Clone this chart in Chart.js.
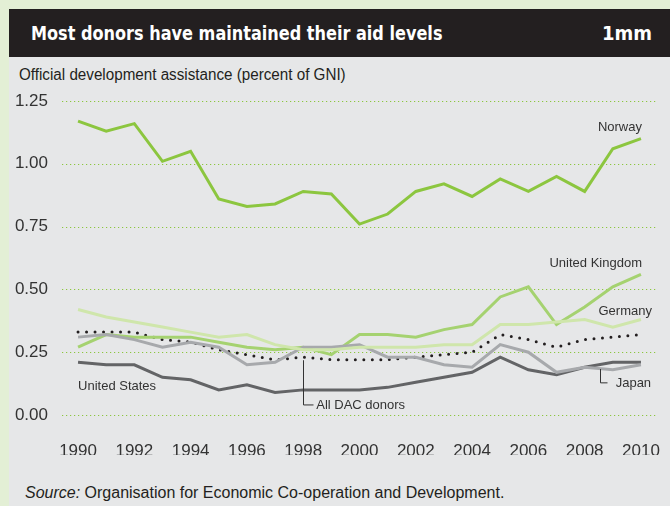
<!DOCTYPE html>
<html>
<head>
<meta charset="utf-8">
<script src="https://cdn.jsdelivr.net/npm/chart.js@4"></script>
<style>
  html, body { margin:0; padding:0; }
  body { width:670px; height:506px; background:#e3efd5; position:relative; overflow:hidden; }
  .panel { position:absolute; left:9px; top:57px; right:0; bottom:0; background:#e6e7e8; }
  .bar { position:absolute; left:9px; top:9px; right:0; height:48px; background:#231f20; color:#fff;
         font-family:"Liberation Sans Narrow","DejaVu Sans Condensed",Arial,sans-serif; font-weight:bold; font-size:20px; }
  .bar .t { position:absolute; left:22px; top:12px; transform:scaleX(0.895); transform-origin:left center; white-space:nowrap; }
  .bar .r { position:absolute; right:18px; top:12px; }
  .sub { position:absolute; left:19px; top:66px; font-family:"Liberation Sans Narrow",Arial,sans-serif; font-size:16px; color:#231f20;
         transform:scaleX(0.95); transform-origin:left center; white-space:nowrap; }
  .src { position:absolute; left:25px; top:484px; font-family:"Liberation Sans Narrow",Arial,sans-serif; font-size:16px; color:#231f20; white-space:nowrap; }
  canvas { position:absolute; left:0; top:0; }
</style>
</head>
<body>
<div class="panel"></div>
<div class="bar"><span class="t">Most donors have maintained their aid levels</span><span class="r">1mm</span></div>
<div class="sub">Official development assistance (percent of GNI)</div>
<div class="src"><i>Source:</i> Organisation for Economic Co-operation and Development.</div>
<canvas id="c" width="670" height="506"></canvas>
<script>
const years = [1990,1991,1992,1993,1994,1995,1996,1997,1998,1999,2000,2001,2002,2003,2004,2005,2006,2007,2008,2009,2010];
const norway  = [1.17,1.13,1.16,1.01,1.05,0.86,0.83,0.84,0.89,0.88,0.76,0.80,0.89,0.92,0.87,0.94,0.89,0.95,0.89,1.06,1.10];
const uk      = [0.27,0.32,0.31,0.31,0.31,0.29,0.27,0.26,0.27,0.24,0.32,0.32,0.31,0.34,0.36,0.47,0.51,0.36,0.43,0.51,0.56];
const germany = [0.42,0.39,0.37,0.35,0.33,0.31,0.32,0.28,0.26,0.26,0.27,0.27,0.27,0.28,0.28,0.36,0.36,0.37,0.38,0.35,0.38];
const japan   = [0.31,0.32,0.30,0.27,0.29,0.27,0.20,0.21,0.27,0.27,0.28,0.23,0.23,0.20,0.19,0.28,0.25,0.17,0.19,0.18,0.20];
const usa     = [0.21,0.20,0.20,0.15,0.14,0.10,0.12,0.09,0.10,0.10,0.10,0.11,0.13,0.15,0.17,0.23,0.18,0.16,0.19,0.21,0.21];
const dac     = [0.33,0.33,0.33,0.30,0.29,0.26,0.24,0.22,0.23,0.22,0.22,0.22,0.23,0.24,0.25,0.32,0.30,0.27,0.30,0.31,0.32];
const xTicks = [1990,1992,1994,1996,1998,2000,2002,2004,2006,2008,2010];
const yTicks = [0,0.25,0.5,0.75,1,1.25];

const pts = arr => arr.map((v,i) => ({x:years[i], y:v}));

// dotted horizontal grid
const dotGrid = {
  id:"dotGrid",
  beforeDatasetsDraw(chart){
    const {ctx, chartArea:a, scales:{y}} = chart;
    ctx.save();
    ctx.strokeStyle = "#8cc63f";
    ctx.lineWidth = 1.2;
    ctx.setLineDash([1.2,2.8]);
    yTicks.forEach(v => {
      const py = Math.round(y.getPixelForValue(v)) + 0.5;
      ctx.beginPath();
      ctx.moveTo(a.left, py);
      ctx.lineTo(a.right, py);
      ctx.stroke();
    });
    ctx.restore();
  }
};

const labels = {
  id:"labels",
  afterDatasetsDraw(chart){
    const {ctx, scales:{x, y}} = chart;
    ctx.save();
    ctx.font = "13px 'Liberation Sans', Arial, sans-serif";
    ctx.fillStyle = "#333";
    ctx.textBaseline = "middle";
    ctx.textAlign = "right";
    ctx.fillText("Norway", x.getPixelForValue(2010)+1, y.getPixelForValue(1.146));
    ctx.fillText("United Kingdom", x.getPixelForValue(2010)+1, y.getPixelForValue(0.605));
    ctx.fillText("Germany", x.getPixelForValue(2010)+11, y.getPixelForValue(0.414));
    ctx.textAlign = "left";
    ctx.fillText("United States", x.getPixelForValue(1990), y.getPixelForValue(0.115));
    ctx.fillText("Japan", x.getPixelForValue(2008)+31, y.getPixelForValue(0.127));
    ctx.fillText("All DAC donors", x.getPixelForValue(1998)+13, y.getPixelForValue(0.038));
    ctx.strokeStyle = "#333";
    ctx.lineWidth = 1;
    ctx.beginPath();
    let lx = Math.round(x.getPixelForValue(1998))+0.5;
    ctx.moveTo(lx, y.getPixelForValue(0.23)+3);
    ctx.lineTo(lx, y.getPixelForValue(0.04));
    ctx.lineTo(lx+10, y.getPixelForValue(0.04));
    lx = Math.round(x.getPixelForValue(2008)+15)+0.5;
    ctx.moveTo(lx, y.getPixelForValue(0.183));
    ctx.lineTo(lx, y.getPixelForValue(0.128));
    ctx.lineTo(lx+7, y.getPixelForValue(0.128));
    ctx.stroke();
    ctx.restore();
  }
};

new Chart(document.getElementById("c"), {
  type:"line",
  data:{
    datasets:[
      { data:pts(germany), borderColor:"#cfe6ab", borderWidth:3 },
      { data:pts(japan), borderColor:"#a7a9ac", borderWidth:3 },
      { data:pts(usa), borderColor:"#636466", borderWidth:3 },
      { data:pts(uk), borderColor:"#a5d270", borderWidth:3 },
      { data:pts(dac), borderColor:"#231f20", borderWidth:3, borderDash:[0,8.5], borderCapStyle:"round" },
      { data:pts(norway), borderColor:"#8cc63f", borderWidth:3 }
    ]
  },
  options:{
    responsive:false,
    animation:false,
    layout:{ padding:{ left:0, right:13, top:101, bottom:51 } },
    elements:{ point:{ radius:0 }, line:{ tension:0 } },
    plugins:{ legend:{ display:false }, tooltip:{ enabled:false } },
    scales:{
      x:{
        type:"linear", min:1989.43, max:2010.57,
        afterBuildTicks: s => { s.ticks = xTicks.map(v => ({value:v})); },
        afterFit: s => { s.height = 40; s.paddingLeft = 0; s.paddingRight = 0; },
        grid:{ display:false }, border:{ display:false },
        ticks:{ padding:18, color:"#333", maxRotation:0, font:{ size:17, family:"'Liberation Sans', Arial, sans-serif" }, callback: v => String(v) }
      },
      y:{
        min:0, max:1.25,
        afterBuildTicks: s => { s.ticks = yTicks.map(v => ({value:v})); },
        afterFit: s => { s.width = 62; s.paddingTop = 0; s.paddingBottom = 0; },
        grid:{ display:false }, border:{ display:false },
        ticks:{ padding:6, color:"#333", font:{ size:17, family:"'Liberation Sans', Arial, sans-serif" }, callback: v => v.toFixed(2) }
      }
    }
  },
  plugins:[dotGrid, labels]
});
</script>
</body>
</html>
──────────
**Exercise**
Omit each picture, then return all of the listing exactly as it stands.

**Solved problem**
Clone this chart in Chart.js.
<!DOCTYPE html>
<html>
<head>
<meta charset="utf-8">
<script src="https://cdn.jsdelivr.net/npm/chart.js@4"></script>
<style>
  html, body { margin:0; padding:0; }
  body { width:670px; height:506px; background:#e3efd5; position:relative; overflow:hidden; }
  .panel { position:absolute; left:9px; top:57px; right:0; bottom:0; background:#e6e7e8; }
  .bar { position:absolute; left:9px; top:9px; right:0; height:48px; background:#231f20; color:#fff;
         font-family:"Liberation Sans Narrow","DejaVu Sans Condensed",Arial,sans-serif; font-weight:bold; font-size:20px; }
  .bar .t { position:absolute; left:22px; top:12px; transform:scaleX(0.895); transform-origin:left center; white-space:nowrap; }
  .bar .r { position:absolute; right:18px; top:12px; }
  .sub { position:absolute; left:19px; top:66px; font-family:"Liberation Sans Narrow",Arial,sans-serif; font-size:16px; color:#231f20;
         transform:scaleX(0.95); transform-origin:left center; white-space:nowrap; }
  .src { position:absolute; left:25px; top:484px; font-family:"Liberation Sans Narrow",Arial,sans-serif; font-size:16px; color:#231f20; white-space:nowrap; }
  canvas { position:absolute; left:0; top:0; }
</style>
</head>
<body>
<div class="panel"></div>
<div class="bar"><span class="t">Most donors have maintained their aid levels</span><span class="r">1mm</span></div>
<div class="sub">Official development assistance (percent of GNI)</div>
<div class="src"><i>Source:</i> Organisation for Economic Co-operation and Development.</div>
<canvas id="c" width="670" height="506"></canvas>
<script>
const years = [1990,1991,1992,1993,1994,1995,1996,1997,1998,1999,2000,2001,2002,2003,2004,2005,2006,2007,2008,2009,2010];
const norway  = [1.17,1.13,1.16,1.01,1.05,0.86,0.83,0.84,0.89,0.88,0.76,0.80,0.89,0.92,0.87,0.94,0.89,0.95,0.89,1.06,1.10];
const uk      = [0.27,0.32,0.31,0.31,0.31,0.29,0.27,0.26,0.27,0.24,0.32,0.32,0.31,0.34,0.36,0.47,0.51,0.36,0.43,0.51,0.56];
const germany = [0.42,0.39,0.37,0.35,0.33,0.31,0.32,0.28,0.26,0.26,0.27,0.27,0.27,0.28,0.28,0.36,0.36,0.37,0.38,0.35,0.38];
const japan   = [0.31,0.32,0.30,0.27,0.29,0.27,0.20,0.21,0.27,0.27,0.28,0.23,0.23,0.20,0.19,0.28,0.25,0.17,0.19,0.18,0.20];
const usa     = [0.21,0.20,0.20,0.15,0.14,0.10,0.12,0.09,0.10,0.10,0.10,0.11,0.13,0.15,0.17,0.23,0.18,0.16,0.19,0.21,0.21];
const dac     = [0.33,0.33,0.33,0.30,0.29,0.26,0.24,0.22,0.23,0.22,0.22,0.22,0.23,0.24,0.25,0.32,0.30,0.27,0.30,0.31,0.32];
const xTicks = [1990,1992,1994,1996,1998,2000,2002,2004,2006,2008,2010];
const yTicks = [0,0.25,0.5,0.75,1,1.25];

const pts = arr => arr.map((v,i) => ({x:years[i], y:v}));

// dotted horizontal grid
const dotGrid = {
  id:"dotGrid",
  beforeDatasetsDraw(chart){
    const {ctx, chartArea:a, scales:{y}} = chart;
    ctx.save();
    ctx.strokeStyle = "#8cc63f";
    ctx.lineWidth = 1.2;
    ctx.setLineDash([1.2,2.8]);
    yTicks.forEach(v => {
      const py = Math.round(y.getPixelForValue(v)) + 0.5;
      ctx.beginPath();
      ctx.moveTo(a.left, py);
      ctx.lineTo(a.right, py);
      ctx.stroke();
    });
    ctx.restore();
  }
};

const labels = {
  id:"labels",
  afterDatasetsDraw(chart){
    const {ctx, scales:{x, y}} = chart;
    ctx.save();
    ctx.font = "13px 'Liberation Sans', Arial, sans-serif";
    ctx.fillStyle = "#333";
    ctx.textBaseline = "middle";
    ctx.textAlign = "right";
    ctx.fillText("Norway", x.getPixelForValue(2010)+1, y.getPixelForValue(1.146));
    ctx.fillText("United Kingdom", x.getPixelForValue(2010)+1, y.getPixelForValue(0.605));
    ctx.fillText("Germany", x.getPixelForValue(2010)+11, y.getPixelForValue(0.414));
    ctx.textAlign = "left";
    ctx.fillText("United States", x.getPixelForValue(1990), y.getPixelForValue(0.115));
    ctx.fillText("Japan", x.getPixelForValue(2008)+31, y.getPixelForValue(0.127));
    ctx.fillText("All DAC donors", x.getPixelForValue(1998)+13, y.getPixelForValue(0.038));
    ctx.strokeStyle = "#333";
    ctx.lineWidth = 1;
    ctx.beginPath();
    let lx = Math.round(x.getPixelForValue(1998))+0.5;
    ctx.moveTo(lx, y.getPixelForValue(0.23)+3);
    ctx.lineTo(lx, y.getPixelForValue(0.04));
    ctx.lineTo(lx+10, y.getPixelForValue(0.04));
    lx = Math.round(x.getPixelForValue(2008)+15)+0.5;
    ctx.moveTo(lx, y.getPixelForValue(0.183));
    ctx.lineTo(lx, y.getPixelForValue(0.128));
    ctx.lineTo(lx+7, y.getPixelForValue(0.128));
    ctx.stroke();
    ctx.restore();
  }
};

new Chart(document.getElementById("c"), {
  type:"line",
  data:{
    datasets:[
      { data:pts(germany), borderColor:"#cfe6ab", borderWidth:3 },
      { data:pts(japan), borderColor:"#a7a9ac", borderWidth:3 },
      { data:pts(usa), borderColor:"#636466", borderWidth:3 },
      { data:pts(uk), borderColor:"#a5d270", borderWidth:3 },
      { data:pts(dac), borderColor:"#231f20", borderWidth:3, borderDash:[0,8.5], borderCapStyle:"round" },
      { data:pts(norway), borderColor:"#8cc63f", borderWidth:3 }
    ]
  },
  options:{
    responsive:false,
    animation:false,
    layout:{ padding:{ left:0, right:13, top:101, bottom:51 } },
    elements:{ point:{ radius:0 }, line:{ tension:0 } },
    plugins:{ legend:{ display:false }, tooltip:{ enabled:false } },
    scales:{
      x:{
        type:"linear", min:1989.43, max:2010.57,
        afterBuildTicks: s => { s.ticks = xTicks.map(v => ({value:v})); },
        afterFit: s => { s.height = 40; s.paddingLeft = 0; s.paddingRight = 0; },
        grid:{ display:false }, border:{ display:false },
        ticks:{ padding:18, color:"#333", maxRotation:0, font:{ size:17, family:"'Liberation Sans', Arial, sans-serif" }, callback: v => String(v) }
      },
      y:{
        min:0, max:1.25,
        afterBuildTicks: s => { s.ticks = yTicks.map(v => ({value:v})); },
        afterFit: s => { s.width = 62; s.paddingTop = 0; s.paddingBottom = 0; },
        grid:{ display:false }, border:{ display:false },
        ticks:{ padding:6, color:"#333", font:{ size:17, family:"'Liberation Sans', Arial, sans-serif" }, callback: v => v.toFixed(2) }
      }
    }
  },
  plugins:[dotGrid, labels]
});
</script>
</body>
</html>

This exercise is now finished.